* **PROBLEM DETAILS**
Without including any images, repeat the data exactly.

* **SUPPLIED DATA**
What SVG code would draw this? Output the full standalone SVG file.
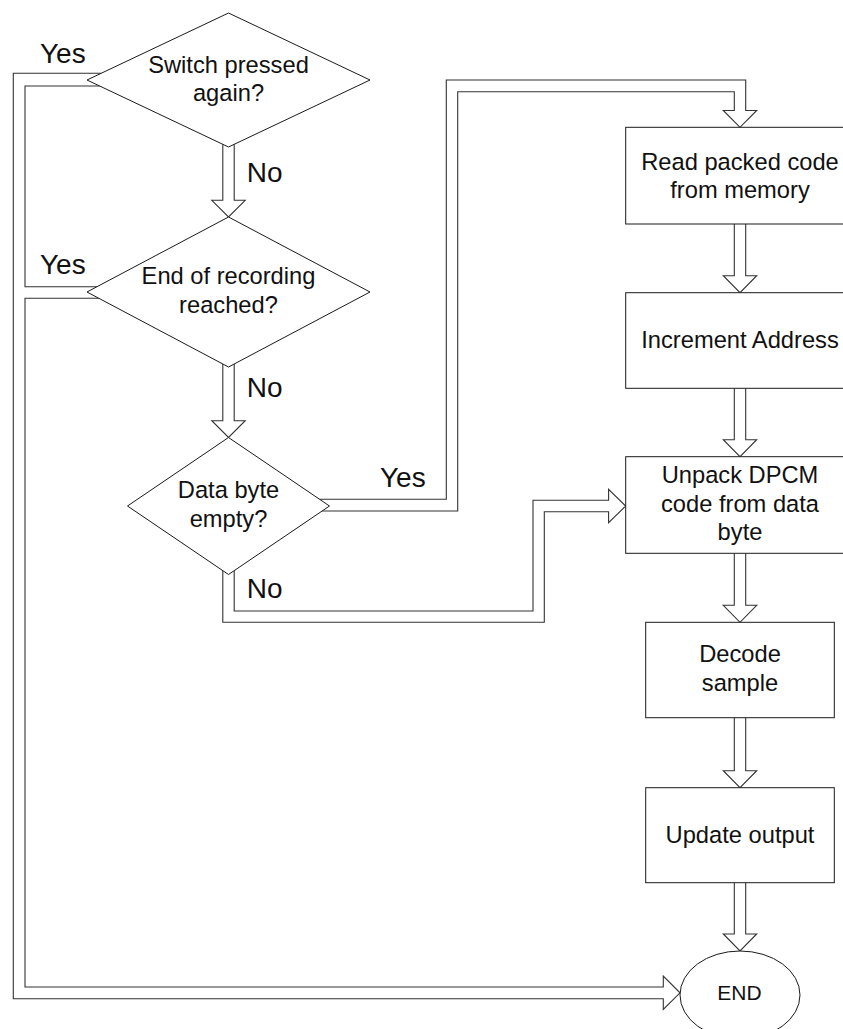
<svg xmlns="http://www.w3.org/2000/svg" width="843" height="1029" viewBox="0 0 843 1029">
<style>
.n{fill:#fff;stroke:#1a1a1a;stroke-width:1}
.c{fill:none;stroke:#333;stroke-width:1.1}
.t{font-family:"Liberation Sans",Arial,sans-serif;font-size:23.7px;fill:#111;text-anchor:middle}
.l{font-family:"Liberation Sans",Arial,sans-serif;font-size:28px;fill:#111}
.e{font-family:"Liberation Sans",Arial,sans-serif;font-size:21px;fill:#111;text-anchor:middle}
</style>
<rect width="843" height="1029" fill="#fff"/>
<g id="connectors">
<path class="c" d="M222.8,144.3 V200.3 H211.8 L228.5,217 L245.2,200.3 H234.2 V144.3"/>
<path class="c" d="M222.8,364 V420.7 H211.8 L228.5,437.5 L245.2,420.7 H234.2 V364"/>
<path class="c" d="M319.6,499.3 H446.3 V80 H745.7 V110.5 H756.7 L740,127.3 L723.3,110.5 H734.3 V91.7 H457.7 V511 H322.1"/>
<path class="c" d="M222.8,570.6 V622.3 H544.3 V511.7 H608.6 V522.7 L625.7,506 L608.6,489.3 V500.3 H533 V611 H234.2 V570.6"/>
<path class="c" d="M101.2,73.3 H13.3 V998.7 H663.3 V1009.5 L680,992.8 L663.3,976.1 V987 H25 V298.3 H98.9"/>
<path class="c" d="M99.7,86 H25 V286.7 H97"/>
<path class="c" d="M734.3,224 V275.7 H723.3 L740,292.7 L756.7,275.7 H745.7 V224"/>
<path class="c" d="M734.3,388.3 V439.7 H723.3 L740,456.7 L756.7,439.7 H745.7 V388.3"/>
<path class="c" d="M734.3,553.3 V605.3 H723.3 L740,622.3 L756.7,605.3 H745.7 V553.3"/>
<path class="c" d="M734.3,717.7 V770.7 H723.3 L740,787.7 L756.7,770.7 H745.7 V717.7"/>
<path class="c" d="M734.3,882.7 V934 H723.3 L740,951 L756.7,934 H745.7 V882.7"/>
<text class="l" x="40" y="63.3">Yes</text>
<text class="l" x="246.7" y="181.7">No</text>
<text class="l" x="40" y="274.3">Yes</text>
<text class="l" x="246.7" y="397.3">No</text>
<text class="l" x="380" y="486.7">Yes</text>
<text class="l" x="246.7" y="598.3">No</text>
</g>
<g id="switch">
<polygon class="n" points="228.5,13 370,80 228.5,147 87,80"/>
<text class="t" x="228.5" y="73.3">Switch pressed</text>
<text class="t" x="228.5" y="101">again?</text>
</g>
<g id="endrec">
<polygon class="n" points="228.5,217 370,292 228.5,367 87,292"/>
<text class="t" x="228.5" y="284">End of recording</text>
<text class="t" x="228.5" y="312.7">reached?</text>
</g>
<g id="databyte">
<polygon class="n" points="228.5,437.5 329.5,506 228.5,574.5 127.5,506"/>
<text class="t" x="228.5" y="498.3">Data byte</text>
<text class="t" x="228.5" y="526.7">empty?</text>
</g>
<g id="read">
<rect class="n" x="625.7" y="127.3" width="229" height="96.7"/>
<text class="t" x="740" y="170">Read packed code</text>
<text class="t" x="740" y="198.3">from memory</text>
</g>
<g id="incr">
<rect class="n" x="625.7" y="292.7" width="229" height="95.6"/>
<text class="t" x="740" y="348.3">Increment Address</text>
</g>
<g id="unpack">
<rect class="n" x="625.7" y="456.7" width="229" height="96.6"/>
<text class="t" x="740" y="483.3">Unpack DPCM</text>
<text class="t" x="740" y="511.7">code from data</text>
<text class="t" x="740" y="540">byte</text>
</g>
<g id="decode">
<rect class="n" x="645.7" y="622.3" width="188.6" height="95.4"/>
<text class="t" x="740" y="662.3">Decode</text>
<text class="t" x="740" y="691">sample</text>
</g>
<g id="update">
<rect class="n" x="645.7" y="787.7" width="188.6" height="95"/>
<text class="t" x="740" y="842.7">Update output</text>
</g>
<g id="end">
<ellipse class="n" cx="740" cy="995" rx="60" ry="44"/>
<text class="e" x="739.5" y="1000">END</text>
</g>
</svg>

* **OUTPUT OF THE TASK**
What SVG code would draw this? Output the full standalone SVG file.
<svg xmlns="http://www.w3.org/2000/svg" width="843" height="1029" viewBox="0 0 843 1029">
<style>
.n{fill:#fff;stroke:#1a1a1a;stroke-width:1}
.c{fill:none;stroke:#333;stroke-width:1.1}
.t{font-family:"Liberation Sans",Arial,sans-serif;font-size:23.7px;fill:#111;text-anchor:middle}
.l{font-family:"Liberation Sans",Arial,sans-serif;font-size:28px;fill:#111}
.e{font-family:"Liberation Sans",Arial,sans-serif;font-size:21px;fill:#111;text-anchor:middle}
</style>
<rect width="843" height="1029" fill="#fff"/>
<g id="connectors">
<path class="c" d="M222.8,144.3 V200.3 H211.8 L228.5,217 L245.2,200.3 H234.2 V144.3"/>
<path class="c" d="M222.8,364 V420.7 H211.8 L228.5,437.5 L245.2,420.7 H234.2 V364"/>
<path class="c" d="M319.6,499.3 H446.3 V80 H745.7 V110.5 H756.7 L740,127.3 L723.3,110.5 H734.3 V91.7 H457.7 V511 H322.1"/>
<path class="c" d="M222.8,570.6 V622.3 H544.3 V511.7 H608.6 V522.7 L625.7,506 L608.6,489.3 V500.3 H533 V611 H234.2 V570.6"/>
<path class="c" d="M101.2,73.3 H13.3 V998.7 H663.3 V1009.5 L680,992.8 L663.3,976.1 V987 H25 V298.3 H98.9"/>
<path class="c" d="M99.7,86 H25 V286.7 H97"/>
<path class="c" d="M734.3,224 V275.7 H723.3 L740,292.7 L756.7,275.7 H745.7 V224"/>
<path class="c" d="M734.3,388.3 V439.7 H723.3 L740,456.7 L756.7,439.7 H745.7 V388.3"/>
<path class="c" d="M734.3,553.3 V605.3 H723.3 L740,622.3 L756.7,605.3 H745.7 V553.3"/>
<path class="c" d="M734.3,717.7 V770.7 H723.3 L740,787.7 L756.7,770.7 H745.7 V717.7"/>
<path class="c" d="M734.3,882.7 V934 H723.3 L740,951 L756.7,934 H745.7 V882.7"/>
<text class="l" x="40" y="63.3">Yes</text>
<text class="l" x="246.7" y="181.7">No</text>
<text class="l" x="40" y="274.3">Yes</text>
<text class="l" x="246.7" y="397.3">No</text>
<text class="l" x="380" y="486.7">Yes</text>
<text class="l" x="246.7" y="598.3">No</text>
</g>
<g id="switch">
<polygon class="n" points="228.5,13 370,80 228.5,147 87,80"/>
<text class="t" x="228.5" y="73.3">Switch pressed</text>
<text class="t" x="228.5" y="101">again?</text>
</g>
<g id="endrec">
<polygon class="n" points="228.5,217 370,292 228.5,367 87,292"/>
<text class="t" x="228.5" y="284">End of recording</text>
<text class="t" x="228.5" y="312.7">reached?</text>
</g>
<g id="databyte">
<polygon class="n" points="228.5,437.5 329.5,506 228.5,574.5 127.5,506"/>
<text class="t" x="228.5" y="498.3">Data byte</text>
<text class="t" x="228.5" y="526.7">empty?</text>
</g>
<g id="read">
<rect class="n" x="625.7" y="127.3" width="229" height="96.7"/>
<text class="t" x="740" y="170">Read packed code</text>
<text class="t" x="740" y="198.3">from memory</text>
</g>
<g id="incr">
<rect class="n" x="625.7" y="292.7" width="229" height="95.6"/>
<text class="t" x="740" y="348.3">Increment Address</text>
</g>
<g id="unpack">
<rect class="n" x="625.7" y="456.7" width="229" height="96.6"/>
<text class="t" x="740" y="483.3">Unpack DPCM</text>
<text class="t" x="740" y="511.7">code from data</text>
<text class="t" x="740" y="540">byte</text>
</g>
<g id="decode">
<rect class="n" x="645.7" y="622.3" width="188.6" height="95.4"/>
<text class="t" x="740" y="662.3">Decode</text>
<text class="t" x="740" y="691">sample</text>
</g>
<g id="update">
<rect class="n" x="645.7" y="787.7" width="188.6" height="95"/>
<text class="t" x="740" y="842.7">Update output</text>
</g>
<g id="end">
<ellipse class="n" cx="740" cy="995" rx="60" ry="44"/>
<text class="e" x="739.5" y="1000">END</text>
</g>
</svg>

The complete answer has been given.